Sometimes, estrogen, progesterone and medications that work on neurotransmitters can help with low libido, Finn said, but there is no one-size-fits-all approach. Relationship context, stress, psychological factors and past experiences are equally important. “It’s almost always multifactorial,” Finn said. “Those of us who practice in this area always work with skilled sex therapists and pelvic floor physiotherapists because addressing libido well requires a truly integrated approach.”
Sex therapist Dr. Morag Yule said low desire is the main reason clients reach out to her Toronto practice, Therapy Suites. Often, a woman feels guilty for not wanting sex, and her male partner feels hurt, rejected or lonely. The first thing Yule does is reframe the issue so that it’s grounded in an accurate understanding of sexual desire. While men are often able to spontaneously desire their partner, Yule said, female desire is often “responsive” — it emerges in response to intimacy, not out of the blue, and sometimes only after a sexual encounter has begun.

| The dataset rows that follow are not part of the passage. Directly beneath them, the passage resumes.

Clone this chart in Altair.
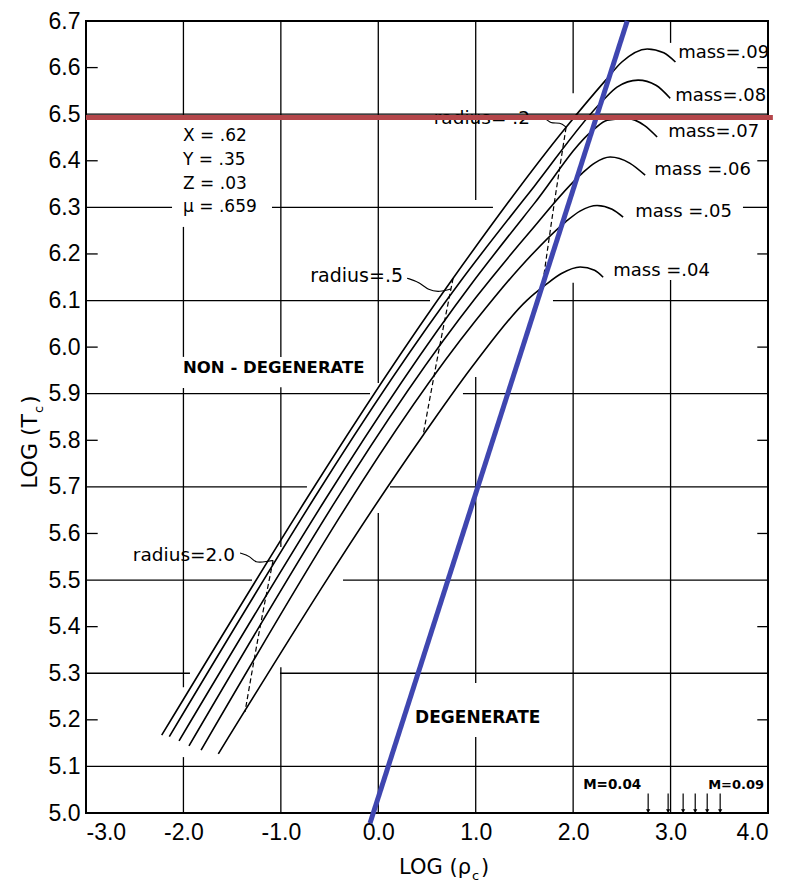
import altair as alt
import pandas as pd

# ---------------- data ----------------
x_tick_values = [-3.0, -2.0, -1.0, 0.0, 1.0, 2.0, 3.0, 4.0]
y_tick_values = [5.0, 5.1, 5.2, 5.3, 5.4, 5.5, 5.6, 5.7, 5.8, 5.9,
                 6.0, 6.1, 6.2, 6.3, 6.4, 6.5, 6.6, 6.7]

# mass tracks (log rho_c, log T_c)
m09_x = [-2.223, 0.768, 1.928, 2.33, 2.50, 2.76, 2.93, 3.05]
m09_y = [5.167, 6.148, 6.472, 6.572, 6.612, 6.640, 6.632, 6.612]
m08_x = [-2.145, 0.85, 1.6, 2.308, 2.45, 2.667, 2.85, 2.996]
m08_y = [5.164, 6.143, 6.345, 6.530, 6.558, 6.573, 6.562, 6.534]
m07_x = [-2.045, 0.95, 1.6, 2.205, 2.35, 2.554, 2.73, 2.862]
m07_y = [5.155, 6.134, 6.308, 6.466, 6.487, 6.491, 6.476, 6.451]
m06_x = [-1.943, 1.0, 1.55, 2.092, 2.22, 2.38, 2.58, 2.739]
m06_y = [5.144, 6.106, 6.246, 6.373, 6.395, 6.408, 6.395, 6.369]
m05_x = [-1.819, 1.0, 1.45, 1.918, 2.07, 2.246, 2.40, 2.513]
m05_y = [5.135, 6.057, 6.170, 6.268, 6.292, 6.304, 6.296, 6.279]
m04_x = [-1.642, 0.460, 1.0, 1.528, 1.713, 1.88, 2.072, 2.22, 2.308]
m04_y = [5.127, 5.811, 5.968, 6.101, 6.133, 6.158, 6.172, 6.165, 6.150]

# constant-radius dashed lines
r02_x = [1.928, 1.80, 1.682]
r02_y = [6.472, 6.300, 6.128]
r05_x = [0.768, 0.61, 0.460]
r05_y = [6.148, 5.980, 5.811]
r20_x = [-1.080, -1.23, -1.368]
r20_y = [5.542, 5.380, 5.217]

# leader squiggles from radius labels
ld02_x = [1.589, 1.713, 1.764, 1.867, 1.928]
ld02_y = [6.494, 6.494, 6.479, 6.483, 6.472]
ld05_x = [0.296, 0.429, 0.511, 0.634, 0.745]
ld05_y = [6.148, 6.139, 6.122, 6.118, 6.125]
ld20_x = [-1.419, -1.316, -1.265, -1.140, -1.080]
ld20_y = [5.558, 5.552, 5.536, 5.540, 5.542]

# overlay lines
red_x = [-3.0, 4.05]
red_y = [6.493, 6.493]
blue_x = [-0.085, 2.555]
blue_y = [4.978, 6.70]

# grid segments (with gaps as drawn)
h_y = [6.5, 6.3, 6.3, 6.3, 6.1, 6.1, 5.9, 5.9, 5.7, 5.7, 5.5, 5.5, 5.3, 5.3, 5.1]
h_x1 = [-3.0, -3.0, -1.091, 3.743, -3.0, 1.793, -3.0, 0.869, -3.0, 0.120, -3.0, -0.362, -3.0, -1.009, -3.0]
h_x2 = [4.0, -2.117, 1.177, 4.0, 0.531, 4.0, -0.085, 4.0, -0.732, 4.0, -1.296, 4.0, -1.933, 4.0, 4.0]
v_x = [-2, -2, -2, -2, -1, -1, -1, 0, 0, 1, 1, 1, 2, 2, 3, 3]
v_y1 = [6.700, 6.258, 5.912, 5.120, 6.700, 5.914, 5.313, 6.700, 5.644, 6.700, 5.936, 5.163, 6.700, 6.138, 6.700, 6.144]
v_y2 = [6.498, 5.979, 5.270, 5.000, 5.979, 5.571, 5.000, 5.923, 5.000, 6.316, 5.279, 5.000, 6.545, 5.000, 6.653, 5.000]

# short inward ticks at even tenths
tick_y = [5.2, 5.4, 5.6, 5.8, 6.0, 6.2, 6.4, 6.6]

# mass arrows at bottom (M=0.04 ... M=0.09)
arrow_x = [2.770, 2.975, 3.129, 3.253, 3.376, 3.509]

# annotations
left_text = ["X = .62", "Y = .35", "Z = .03", "\u03bc = .659",
             "mass=.09", "mass=.08", "mass=.07", "mass =.06", "mass =.05", "mass =.04"]
left_x = [-2.004, -2.004, -2.004, -2.004, 3.078, 3.047, 2.975, 2.832, 2.637, 2.411]
left_y = [6.453, 6.401, 6.350, 6.300, 6.631, 6.539, 6.461, 6.380, 6.290, 6.163]
left_size = [17, 17, 17, 17, 18, 18, 18, 18, 18, 18]

bold_text = ["NON - DEGENERATE", "DEGENERATE", "M=0.04", "M=0.09"]
bold_x = [-2.004, 0.378, 2.103, 3.386]
bold_y = [5.955, 5.204, 5.060, 5.060]
bold_size = [16.5, 17, 13.5, 13]

right_text = ["radius= .2", "radius=.5", "radius=2.0"]
right_x = [1.557, 0.254, -1.471]
right_y = [6.491, 6.153, 5.554]
right_size = [18.5, 19, 18.5]

# ---------------- build tables ----------------
def series(groups):
    rows = []
    for name, xs, ys in groups:
        for i, (a, b) in enumerate(zip(xs, ys)):
            rows.append({"g": name, "o": i, "x": a, "y": b})
    return pd.DataFrame(rows)

curves = series([("0.09", m09_x, m09_y), ("0.08", m08_x, m08_y), ("0.07", m07_x, m07_y),
                 ("0.06", m06_x, m06_y), ("0.05", m05_x, m05_y), ("0.04", m04_x, m04_y)])
dashed = series([("r02", r02_x, r02_y), ("r05", r05_x, r05_y), ("r20", r20_x, r20_y)])
leaders = series([("l02", ld02_x, ld02_y), ("l05", ld05_x, ld05_y), ("l20", ld20_x, ld20_y)])
red = series([("red", red_x, red_y)])
blue = series([("blue", blue_x, blue_y)])

hgrid = pd.DataFrame({"y": h_y, "x1": h_x1, "x2": h_x2})
vgrid = pd.DataFrame({"x": v_x, "y1": v_y1, "y2": v_y2})
lticks = pd.DataFrame({"y": tick_y, "x1": [-3.0] * len(tick_y), "x2": [-2.88] * len(tick_y)})
rticks = pd.DataFrame({"y": tick_y, "x1": [3.89] * len(tick_y), "x2": [4.0] * len(tick_y)})
arrows = pd.DataFrame({"x": arrow_x, "y1": [5.042] * 6, "y2": [5.004] * 6})

ltab = pd.DataFrame({"x": left_x, "y": left_y, "t": left_text, "s": left_size})
btab = pd.DataFrame({"x": bold_x, "y": bold_y, "t": bold_text, "s": bold_size})
rtab = pd.DataFrame({"x": right_x, "y": right_y, "t": right_text, "s": right_size})

# ---------------- chart ----------------
XS = alt.Scale(domain=[-3, 4], nice=False, zero=False)
YS = alt.Scale(domain=[5.0, 6.7], nice=False, zero=False)
FONT = "DejaVu Sans"

xaxis = alt.Axis(values=x_tick_values, title=None, grid=False, ticks=False, domain=False,
                 labelFont="Liberation Sans", labelFontSize=23, labelColor="black",
                 labelPadding=8,
                 labelExpr="(datum.value < 0 ? '-' : '') + format(abs(datum.value), '.1f')")
yaxis = alt.Axis(values=y_tick_values, title=None, grid=False, ticks=False, domain=False,
                 labelFont="Liberation Sans", labelFontSize=23, labelColor="black",
                 labelPadding=6, format=".1f")


def X(f):
    return alt.X(f, scale=XS, axis=xaxis, title=None)


def Y(f):
    return alt.Y(f, scale=YS, axis=yaxis, title=None)


hg = alt.Chart(hgrid).mark_rule(color="black", strokeWidth=1.3).encode(
    x=X("x1:Q"), x2="x2:Q", y=Y("y:Q"))
vg = alt.Chart(vgrid).mark_rule(color="black", strokeWidth=1.3).encode(
    x=X("x:Q"), y=Y("y1:Q"), y2="y2:Q")
lt = alt.Chart(lticks).mark_rule(color="black", strokeWidth=1.3).encode(
    x=X("x1:Q"), x2="x2:Q", y=Y("y:Q"))
rt = alt.Chart(rticks).mark_rule(color="black", strokeWidth=1.3).encode(
    x=X("x1:Q"), x2="x2:Q", y=Y("y:Q"))

cv = alt.Chart(curves).mark_line(color="black", strokeWidth=1.6, interpolate="monotone").encode(
    x=X("x:Q"), y=Y("y:Q"), detail="g:N", order="o:Q")
ds = alt.Chart(dashed).mark_line(color="black", strokeWidth=1.2, strokeDash=[5, 3],
                                 interpolate="monotone").encode(
    x=X("x:Q"), y=Y("y:Q"), detail="g:N", order="o:Q")
ld = alt.Chart(leaders).mark_line(color="black", strokeWidth=1.1, interpolate="basis").encode(
    x=X("x:Q"), y=Y("y:Q"), detail="g:N", order="o:Q")

ar = alt.Chart(arrows).mark_rule(color="black", strokeWidth=1.2).encode(
    x=X("x:Q"), y=Y("y1:Q"), y2="y2:Q")
ah = alt.Chart(arrows).mark_point(shape="triangle-down", filled=True, color="black",
                                  size=18, opacity=1).encode(
    x=X("x:Q"), y=Y("y2:Q"))

tl = alt.Chart(ltab).mark_text(align="left", baseline="middle", font=FONT, color="black").encode(
    x=X("x:Q"), y=Y("y:Q"), text="t:N", size=alt.Size("s:Q", scale=None))
tb = alt.Chart(btab).mark_text(align="left", baseline="middle", font=FONT, fontWeight="bold",
                               color="black").encode(
    x=X("x:Q"), y=Y("y:Q"), text="t:N", size=alt.Size("s:Q", scale=None))
tr = alt.Chart(rtab).mark_text(align="right", baseline="middle", font=FONT, color="black").encode(
    x=X("x:Q"), y=Y("y:Q"), text="t:N", size=alt.Size("s:Q", scale=None))

bl = alt.Chart(blue).mark_line(color="#3f46b0", strokeWidth=5).encode(
    x=X("x:Q"), y=Y("y:Q"), order="o:Q")
rd = alt.Chart(red).mark_line(color="#b4464a", strokeWidth=5).encode(
    x=X("x:Q"), y=Y("y:Q"), order="o:Q")

one = pd.DataFrame({"k": [0]})
xt1 = alt.Chart(one).mark_text(align="right", baseline="alphabetic", font=FONT, fontSize=21,
                               color="black").encode(
    x=alt.value(385), y=alt.value(853), text=alt.value("LOG (\u03c1"))
xt2 = alt.Chart(one).mark_text(align="left", baseline="alphabetic", font=FONT, fontSize=13,
                               color="black").encode(
    x=alt.value(386), y=alt.value(859), text=alt.value("c"))
xt3 = alt.Chart(one).mark_text(align="left", baseline="alphabetic", font=FONT, fontSize=21,
                               color="black").encode(
    x=alt.value(395), y=alt.value(853), text=alt.value(")"))
yt1 = alt.Chart(one).mark_text(align="right", baseline="alphabetic", font=FONT, fontSize=22,
                               angle=270, color="black").encode(
    x=alt.value(-49), y=alt.value(393), text=alt.value("LOG (T"))
yt2 = alt.Chart(one).mark_text(align="left", baseline="alphabetic", font=FONT, fontSize=13,
                               angle=270, color="black").encode(
    x=alt.value(-43), y=alt.value(392), text=alt.value("c"))
yt3 = alt.Chart(one).mark_text(align="left", baseline="alphabetic", font=FONT, fontSize=22,
                               angle=270, color="black").encode(
    x=alt.value(-49), y=alt.value(383), text=alt.value(")"))

chart = alt.layer(hg, vg, lt, rt, cv, ds, ld, ar, ah, tl, tb, tr, bl, rd,
                  xt1, xt2, xt3, yt1, yt2, yt3).properties(
    width=682, height=792,
    padding={"left": 78, "top": 13, "right": 12, "bottom": 70},
    autosize=alt.AutoSizeParams(type="none"),
    background="white",
).configure_view(stroke="black", strokeWidth=2)

chart.save("out.html", embed_options={"renderer": "svg", "actions": False})
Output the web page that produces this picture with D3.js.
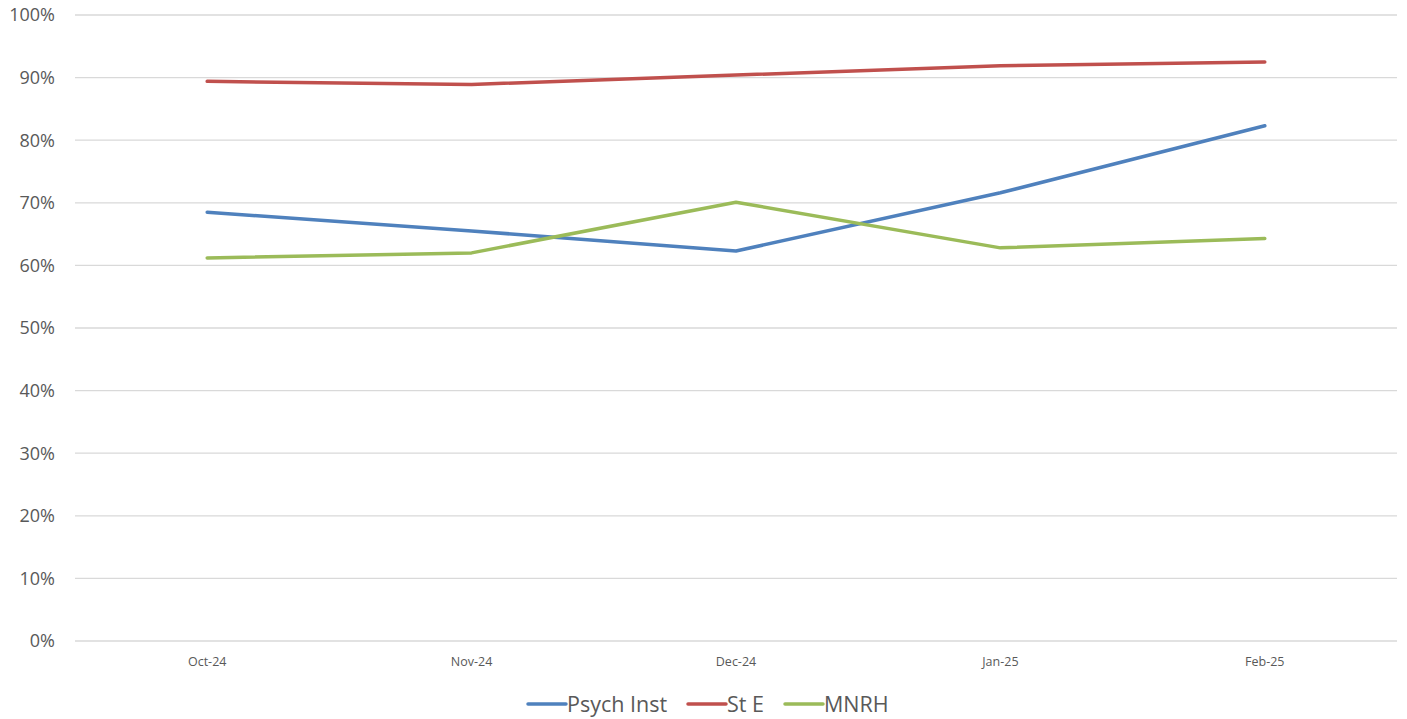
<!DOCTYPE html>
<head>
<style>
    body { margin: 0; background: #fff; }
    text { font-family: "Open Sans", "Noto Sans", sans-serif; fill: #595959; }
</style>
</head>

<body>
    <svg id="container" height="719" width="1407"></svg>
</body>

<script src="https://d3js.org/d3.v7.min.js"></script>
<script>

    let months = ["Oct-24", "Nov-24", "Dec-24", "Jan-25", "Feb-25"]
    let psychInst = [0.685, 0.655, 0.623, 0.716, 0.823]
    let stE = [0.894, 0.889, 0.904, 0.919, 0.925]
    let mnrh = [0.612, 0.620, 0.701, 0.628, 0.643]
    let yTicks = [0, 0.1, 0.2, 0.3, 0.4, 0.5, 0.6, 0.7, 0.8, 0.9, 1]

    let series = [
        { name: "Psych Inst", values: psychInst, color: "#4F81BD" },
        { name: "St E", values: stE, color: "#C0504D" },
        { name: "MNRH", values: mnrh, color: "#9BBB59" }
    ]

    let svg = d3.select("#container")
    let plotLeft = 75, plotRight = 1397, plotTop = 15, plotBottom = 641

    let x = d3.scaleBand().domain(months).range([plotLeft, plotRight])
    let y = d3.scaleLinear().domain([0, 1]).range([plotBottom, plotTop])

    // gridlines
    svg.append("g")
        .selectAll("line")
        .data(yTicks)
        .enter()
        .append("line")
        .attr("x1", plotLeft)
        .attr("x2", plotRight)
        .attr("y1", d => y(d))
        .attr("y2", d => y(d))
        .attr("stroke", "#d9d9d9")
        .attr("stroke-width", 1.3)

    // y labels
    svg.append("g")
        .selectAll("text")
        .data(yTicks)
        .enter()
        .append("text")
        .attr("x", 55)
        .attr("y", d => y(d))
        .attr("dy", "0.35em")
        .attr("text-anchor", "end")
        .style("font-size", "18px")
        .text(d => d3.format(".0%")(d))

    // x labels
    svg.append("g")
        .selectAll("text")
        .data(months)
        .enter()
        .append("text")
        .attr("x", d => x(d) + x.bandwidth() / 2)
        .attr("y", 666)
        .attr("text-anchor", "middle")
        .style("font-size", "12.5px")
        .text(d => d)

    let line = d3.line()
        .x((d, i) => x(months[i]) + x.bandwidth() / 2)
        .y(d => y(d))

    svg.append("g")
        .selectAll("path")
        .data(series)
        .enter()
        .append("path")
        .attr("d", d => line(d.values))
        .attr("fill", "none")
        .attr("stroke", d => d.color)
        .attr("stroke-width", 3.5)
        .attr("stroke-linecap", "round")
        .attr("stroke-linejoin", "round")

    // legend
    let legendX = [528, 688, 785]
    let legend = svg.append("g")
        .selectAll("g")
        .data(series)
        .enter()
        .append("g")
        .attr("transform", (d, i) => `translate(${legendX[i]},704)`)

    legend.append("line")
        .attr("x1", 0)
        .attr("x2", 38)
        .attr("stroke", d => d.color)
        .attr("stroke-width", 3.5)
        .attr("stroke-linecap", "round")

    legend.append("text")
        .attr("x", 39)
        .attr("dy", "0.35em")
        .style("font-size", "21.5px")
        .text(d => d.name)

</script>
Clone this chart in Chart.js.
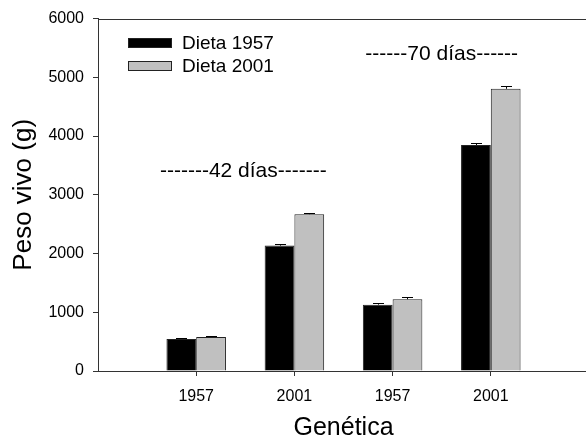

Low desire is particularly likely to show up during periods of transition and stress, but it can also occur when the conditions for “responsive desire” are not present. Reducing sex to the goal of penetration and orgasm can make things worse. “Expanding what counts as intimacy and playing in that space without pressure for more is often what allows sexual interest to emerge,” Yule said. “Starting with a goal to spend quality time together and feel connected is an excellent starting point.”
Last year, Lexi, a 28-year-old yoga instructor in Toronto who asked to be identified by her first name only for privacy, went through a depressive episode that flattened her libido along with her mood. She barely wanted to kiss her boyfriend of two years, let alone have sex with him. She went on antidepressants, and when her mood improved, so did her sex drive. Now, she tries to be more curious about her own desire, rather than shutting down sex right away. “Sometimes I get into a habit of not ‘being in the mood,’ but now I know I need half a day’s worth of gentle affection to be in the mood,” she said.
During this time, her boyfriend felt like he was doing something wrong. “He was taking my low libido as an indication of something about himself, when it had nothing to do with him. It was about me,” said Lexi. This highlighted his own insecurities around sex and self-worth, something he’s now working through, and they’re figuring out what they both need to feel supported when their libidos are at odds. Having gone through this experience together, they’re now looking at engagement rings.
The way a couple gets through this challenge often hinges on how they communicate, with couples who can talk about sex without blame much more likely to thrive. Yule recommends having ongoing check-ins, rather than holding in feelings until emotions surge into charged conversations. “When we stop asking ‘what’s wrong with you?’ and start asking ‘what do you need?’, things shift.”
After her separation, Lisa is hoping to bring some desire back into her life, by taking supplements, exercising and seeing a therapist. “Healing is not linear, and desire does not return on demand,” she said. “But compassion, honesty and patience with myself have become my starting point.”